Collection entries:
--------------------------------

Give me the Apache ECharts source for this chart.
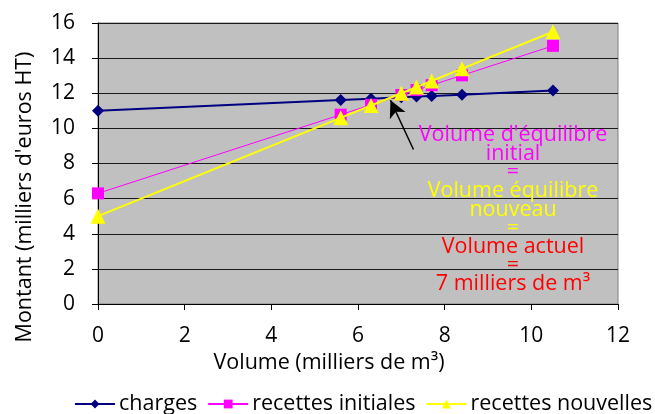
<!DOCTYPE html>
<html>
<head>
<meta charset="utf-8">
<script src="https://cdn.jsdelivr.net/npm/echarts@6/dist/echarts.min.js"></script>
<style>
  html, body { margin: 0; padding: 0; background: #fff; }
  #chart { width: 655px; height: 414px; }
</style>
</head>
<body>
<div id="chart"></div>
<script>
// Volumes (milliers de m³)
const volumes = [0, 5.6, 6.3, 7, 7.35, 7.7, 8.4, 10.5];
// Montants (milliers d'euros HT)
const charges = [11, 11.62, 11.69, 11.77, 11.81, 11.85, 11.92, 12.16];
const recettesInitiales = [6.3, 10.78, 11.34, 11.9, 12.18, 12.46, 13.02, 14.7];
const recettesNouvelles = [5, 10.6, 11.3, 12, 12.35, 12.7, 13.4, 15.5];
const xTicks = [0, 2, 4, 6, 8, 10, 12];
const yTicks = [0, 2, 4, 6, 8, 10, 12, 14, 16];
// Arrow pointing at the break-even volume: [tail, head]
const arrowFrom = [7.28, 8.8];
const arrowTo = [6.75, 11.6];

const font = '"Open Sans", Lato, sans-serif';
const pair = (ys) => volumes.map((v, i) => [v, ys[i]]);

const chart = echarts.init(document.getElementById('chart'), null, { renderer: 'canvas' });

const noteLines = [
  { text: "Volume d'équilibre", color: '#FF00FF' },
  { text: 'initial', color: '#FF00FF' },
  { text: '=', color: '#FF00FF' },
  { text: 'Volume équilibre', color: '#FFFF00' },
  { text: 'nouveau', color: '#FFFF00' },
  { text: '=', color: '#FFFF00' },
  { text: 'Volume actuel', color: '#FF0000' },
  { text: '=', color: '#FF0000' },
  { text: '7 milliers de m³', color: '#FF0000' }
];

chart.setOption({
  animation: false,
  backgroundColor: '#fff',
  grid: {
    left: 98, right: 37, top: 23, bottom: 110,
    show: true, backgroundColor: '#C0C0C0', borderColor: '#808080', borderWidth: 1
  },
  xAxis: {
    type: 'value', min: 0, max: 12, interval: 2,
    axisLine: { show: true, lineStyle: { color: '#000', width: 1 } },
    axisTick: { show: true, length: 6, lineStyle: { color: '#000' } },
    axisLabel: { fontFamily: font, fontSize: 21, color: '#000', margin: 22,
      formatter: (v) => xTicks.includes(v) ? String(v) : '' },
    splitLine: { show: false }
  },
  yAxis: {
    type: 'value', min: 0, max: 16, interval: 2,
    axisLine: { show: true, lineStyle: { color: '#000', width: 1 } },
    axisTick: { show: true, length: 6, lineStyle: { color: '#000' } },
    axisLabel: { fontFamily: font, fontSize: 21, color: '#000', margin: 23,
      formatter: (v) => yTicks.includes(v) ? String(v) : '' },
    splitLine: { show: true, lineStyle: { color: '#1a1a1a', width: 1 } }
  },
  legend: {
    top: 393, left: 74, width: 600, padding: 0,
    itemWidth: 40, itemHeight: 11, itemGap: 10,
    textStyle: { fontFamily: font, fontSize: 21.5, color: '#000', padding: [0, 0, 0, -1] },
    data: ['charges', 'recettes initiales', 'recettes nouvelles']
  },
  series: [
    {
      name: 'charges', type: 'line', data: pair(charges),
      symbol: 'diamond', symbolSize: 12,
      itemStyle: { color: '#000080' },
      lineStyle: { color: '#000080', width: 2 },
      z: 2,
      markLine: {
        silent: true, symbol: ['none', 'arrow'], symbolSize: [13, 17],
        lineStyle: { color: '#000', width: 1.5, type: 'solid' },
        label: { show: false },
        data: [[{ coord: arrowFrom }, { coord: arrowTo }]]
      }
    },
    {
      name: 'recettes initiales', type: 'line', data: pair(recettesInitiales),
      symbol: 'rect', symbolSize: 12,
      itemStyle: { color: '#FF00FF' },
      lineStyle: { color: '#FF00FF', width: 1 },
      z: 3
    },
    {
      name: 'recettes nouvelles', type: 'line', data: pair(recettesNouvelles),
      symbol: 'triangle', symbolSize: 15,
      itemStyle: { color: '#FFFF00' },
      lineStyle: { color: '#FFFF00', width: 2 },
      z: 4
    }
  ],
  graphic: [
    {
      type: 'text', x: 25, y: 197, rotation: Math.PI / 2, z: 100,
      style: {
        text: "Montant (milliers d'euros HT)", fill: '#000', font: '21.5px ' + font,
        textAlign: 'center', textVerticalAlign: 'middle'
      }
    },
    {
      type: 'text', x: 329, y: 363, z: 100,
      style: {
        text: 'Volume (milliers de m³)', fill: '#000', font: '21.5px ' + font,
        textAlign: 'center', textVerticalAlign: 'middle'
      }
    }
  ].concat(noteLines.map((l, i) => ({
    type: 'text', x: 513, y: 135 + i * 18.6, z: 100,
    style: {
      text: l.text, fill: l.color, font: '21.5px ' + font,
      textAlign: 'center', textVerticalAlign: 'middle'
    }
  })))
});
</script>
</body>
</html>
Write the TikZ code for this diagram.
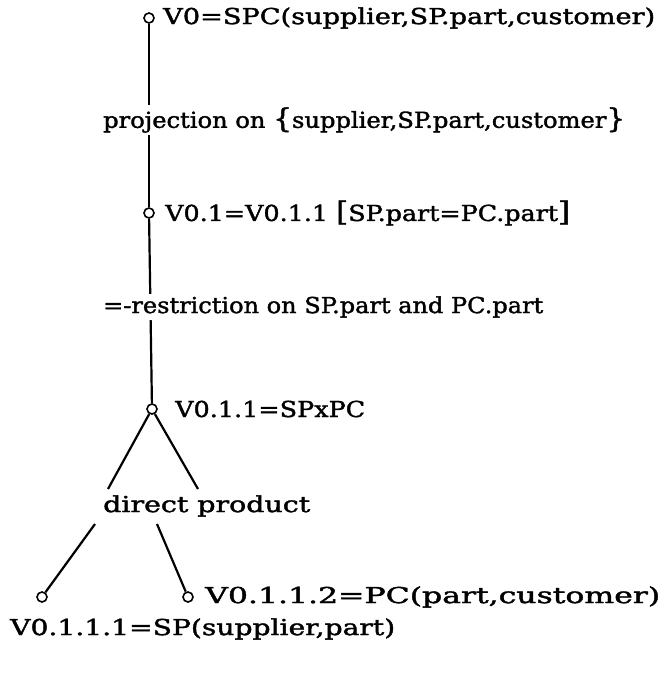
\documentclass[tikz,border=0pt]{standalone}
\usepackage{fontspec}
\usepackage{graphicx}
\setmainfont{DejaVu Serif}[FakeBold=1.5]
\newcommand\fitw[2]{\resizebox{#1}{\height}{#2}}
\newcommand\bigch[1]{{\fontsize{27pt}{27pt}\selectfont #1}}
\begin{document}
\begin{tikzpicture}[x=1pt,y=1pt,
  vtx/.style={circle,draw,line width=1.6pt,inner sep=0pt,minimum size=10pt,fill=white},
  lbl/.style={anchor=west,inner sep=0pt,font=\fontsize{22pt}{24pt}\selectfont},
  oplbl/.style={lbl,fill=white,inner ysep=2pt},
  edge/.style={line width=2.2pt}]
\useasboundingbox (0,0) rectangle (663,-674);

% vertices of the derivation tree
\node[vtx] (c0) at (149,-18) {};
\node[vtx] (c1) at (149,-213) {};
\node[vtx] (c2) at (152,-409) {};
\node[vtx] (c3) at (42,-597) {};
\node[vtx] (c4) at (188,-597) {};

% ends of the branch pieces around the "direct product" label
\coordinate (lu) at (108,-489);
\coordinate (ll) at (95,-524);
\coordinate (ru) at (198,-489);
\coordinate (rl) at (157,-524);

% edges
\draw[edge] (c0) -- (c1);
\draw[edge] (c1) -- (c2);
\draw[edge] (c2) -- (lu);
\draw[edge] (ll) -- (c3);
\draw[edge] (c2) -- (ru);
\draw[edge] (rl) -- (c4);

% operation labels sit on the edges
\node[oplbl] (l1) at (103,-120) {\fitw{522pt}{projection on \bigch{\{}supplier,SP.part,customer\bigch{\}}}};
\node[oplbl] (l2) at (103,-307) {\fitw{440pt}{=-restriction on SP.part and PC.part}};
\node[oplbl] (l3) at (103,-506) {\fitw{207pt}{direct product}};

% view labels
\node[lbl] (t0) at (163,-18) {\fitw{492pt}{V0=SPC(supplier,SP.part,customer)}};
\node[lbl] (t1) at (165,-213) {\fitw{405pt}{V0.1=V0.1.1 \bigch{[}SP.part=PC.part\bigch{]}}};
\node[lbl] (t2) at (175,-409) {\fitw{190pt}{V0.1.1=SPxPC}};
\node[lbl] (t4) at (205,-597) {\fitw{455pt}{V0.1.1.2=PC(part,customer)}};
\node[lbl] (t3) at (10,-629) {\fitw{385pt}{V0.1.1.1=SP(supplier,part)}};
\end{tikzpicture}
\end{document}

--------------------------------

THE REQUEST:
Without the pictures, transcribe the listing above exactly.

THE RESULT:
Give me the Apache ECharts source for this chart.
<!DOCTYPE html>
<html>
<head>
<meta charset="utf-8">
<script src="https://cdn.jsdelivr.net/npm/echarts@6/dist/echarts.min.js"></script>
<style>
  html, body { margin: 0; padding: 0; background: #fff; }
  #chart { width: 655px; height: 414px; }
</style>
</head>
<body>
<div id="chart"></div>
<script>
// Volumes (milliers de m³)
const volumes = [0, 5.6, 6.3, 7, 7.35, 7.7, 8.4, 10.5];
// Montants (milliers d'euros HT)
const charges = [11, 11.62, 11.69, 11.77, 11.81, 11.85, 11.92, 12.16];
const recettesInitiales = [6.3, 10.78, 11.34, 11.9, 12.18, 12.46, 13.02, 14.7];
const recettesNouvelles = [5, 10.6, 11.3, 12, 12.35, 12.7, 13.4, 15.5];
const xTicks = [0, 2, 4, 6, 8, 10, 12];
const yTicks = [0, 2, 4, 6, 8, 10, 12, 14, 16];
// Arrow pointing at the break-even volume: [tail, head]
const arrowFrom = [7.28, 8.8];
const arrowTo = [6.75, 11.6];

const font = '"Open Sans", Lato, sans-serif';
const pair = (ys) => volumes.map((v, i) => [v, ys[i]]);

const chart = echarts.init(document.getElementById('chart'), null, { renderer: 'canvas' });

const noteLines = [
  { text: "Volume d'équilibre", color: '#FF00FF' },
  { text: 'initial', color: '#FF00FF' },
  { text: '=', color: '#FF00FF' },
  { text: 'Volume équilibre', color: '#FFFF00' },
  { text: 'nouveau', color: '#FFFF00' },
  { text: '=', color: '#FFFF00' },
  { text: 'Volume actuel', color: '#FF0000' },
  { text: '=', color: '#FF0000' },
  { text: '7 milliers de m³', color: '#FF0000' }
];

chart.setOption({
  animation: false,
  backgroundColor: '#fff',
  grid: {
    left: 98, right: 37, top: 23, bottom: 110,
    show: true, backgroundColor: '#C0C0C0', borderColor: '#808080', borderWidth: 1
  },
  xAxis: {
    type: 'value', min: 0, max: 12, interval: 2,
    axisLine: { show: true, lineStyle: { color: '#000', width: 1 } },
    axisTick: { show: true, length: 6, lineStyle: { color: '#000' } },
    axisLabel: { fontFamily: font, fontSize: 21, color: '#000', margin: 22,
      formatter: (v) => xTicks.includes(v) ? String(v) : '' },
    splitLine: { show: false }
  },
  yAxis: {
    type: 'value', min: 0, max: 16, interval: 2,
    axisLine: { show: true, lineStyle: { color: '#000', width: 1 } },
    axisTick: { show: true, length: 6, lineStyle: { color: '#000' } },
    axisLabel: { fontFamily: font, fontSize: 21, color: '#000', margin: 23,
      formatter: (v) => yTicks.includes(v) ? String(v) : '' },
    splitLine: { show: true, lineStyle: { color: '#1a1a1a', width: 1 } }
  },
  legend: {
    top: 393, left: 74, width: 600, padding: 0,
    itemWidth: 40, itemHeight: 11, itemGap: 10,
    textStyle: { fontFamily: font, fontSize: 21.5, color: '#000', padding: [0, 0, 0, -1] },
    data: ['charges', 'recettes initiales', 'recettes nouvelles']
  },
  series: [
    {
      name: 'charges', type: 'line', data: pair(charges),
      symbol: 'diamond', symbolSize: 12,
      itemStyle: { color: '#000080' },
      lineStyle: { color: '#000080', width: 2 },
      z: 2,
      markLine: {
        silent: true, symbol: ['none', 'arrow'], symbolSize: [13, 17],
        lineStyle: { color: '#000', width: 1.5, type: 'solid' },
        label: { show: false },
        data: [[{ coord: arrowFrom }, { coord: arrowTo }]]
      }
    },
    {
      name: 'recettes initiales', type: 'line', data: pair(recettesInitiales),
      symbol: 'rect', symbolSize: 12,
      itemStyle: { color: '#FF00FF' },
      lineStyle: { color: '#FF00FF', width: 1 },
      z: 3
    },
    {
      name: 'recettes nouvelles', type: 'line', data: pair(recettesNouvelles),
      symbol: 'triangle', symbolSize: 15,
      itemStyle: { color: '#FFFF00' },
      lineStyle: { color: '#FFFF00', width: 2 },
      z: 4
    }
  ],
  graphic: [
    {
      type: 'text', x: 25, y: 197, rotation: Math.PI / 2, z: 100,
      style: {
        text: "Montant (milliers d'euros HT)", fill: '#000', font: '21.5px ' + font,
        textAlign: 'center', textVerticalAlign: 'middle'
      }
    },
    {
      type: 'text', x: 329, y: 363, z: 100,
      style: {
        text: 'Volume (milliers de m³)', fill: '#000', font: '21.5px ' + font,
        textAlign: 'center', textVerticalAlign: 'middle'
      }
    }
  ].concat(noteLines.map((l, i) => ({
    type: 'text', x: 513, y: 135 + i * 18.6, z: 100,
    style: {
      text: l.text, fill: l.color, font: '21.5px ' + font,
      textAlign: 'center', textVerticalAlign: 'middle'
    }
  })))
});
</script>
</body>
</html>
Write the TikZ code for this diagram.
\documentclass[tikz,border=0pt]{standalone}
\usepackage{fontspec}
\usepackage{graphicx}
\setmainfont{DejaVu Serif}[FakeBold=1.5]
\newcommand\fitw[2]{\resizebox{#1}{\height}{#2}}
\newcommand\bigch[1]{{\fontsize{27pt}{27pt}\selectfont #1}}
\begin{document}
\begin{tikzpicture}[x=1pt,y=1pt,
  vtx/.style={circle,draw,line width=1.6pt,inner sep=0pt,minimum size=10pt,fill=white},
  lbl/.style={anchor=west,inner sep=0pt,font=\fontsize{22pt}{24pt}\selectfont},
  oplbl/.style={lbl,fill=white,inner ysep=2pt},
  edge/.style={line width=2.2pt}]
\useasboundingbox (0,0) rectangle (663,-674);

% vertices of the derivation tree
\node[vtx] (c0) at (149,-18) {};
\node[vtx] (c1) at (149,-213) {};
\node[vtx] (c2) at (152,-409) {};
\node[vtx] (c3) at (42,-597) {};
\node[vtx] (c4) at (188,-597) {};

% ends of the branch pieces around the "direct product" label
\coordinate (lu) at (108,-489);
\coordinate (ll) at (95,-524);
\coordinate (ru) at (198,-489);
\coordinate (rl) at (157,-524);

% edges
\draw[edge] (c0) -- (c1);
\draw[edge] (c1) -- (c2);
\draw[edge] (c2) -- (lu);
\draw[edge] (ll) -- (c3);
\draw[edge] (c2) -- (ru);
\draw[edge] (rl) -- (c4);

% operation labels sit on the edges
\node[oplbl] (l1) at (103,-120) {\fitw{522pt}{projection on \bigch{\{}supplier,SP.part,customer\bigch{\}}}};
\node[oplbl] (l2) at (103,-307) {\fitw{440pt}{=-restriction on SP.part and PC.part}};
\node[oplbl] (l3) at (103,-506) {\fitw{207pt}{direct product}};

% view labels
\node[lbl] (t0) at (163,-18) {\fitw{492pt}{V0=SPC(supplier,SP.part,customer)}};
\node[lbl] (t1) at (165,-213) {\fitw{405pt}{V0.1=V0.1.1 \bigch{[}SP.part=PC.part\bigch{]}}};
\node[lbl] (t2) at (175,-409) {\fitw{190pt}{V0.1.1=SPxPC}};
\node[lbl] (t4) at (205,-597) {\fitw{455pt}{V0.1.1.2=PC(part,customer)}};
\node[lbl] (t3) at (10,-629) {\fitw{385pt}{V0.1.1.1=SP(supplier,part)}};
\end{tikzpicture}
\end{document}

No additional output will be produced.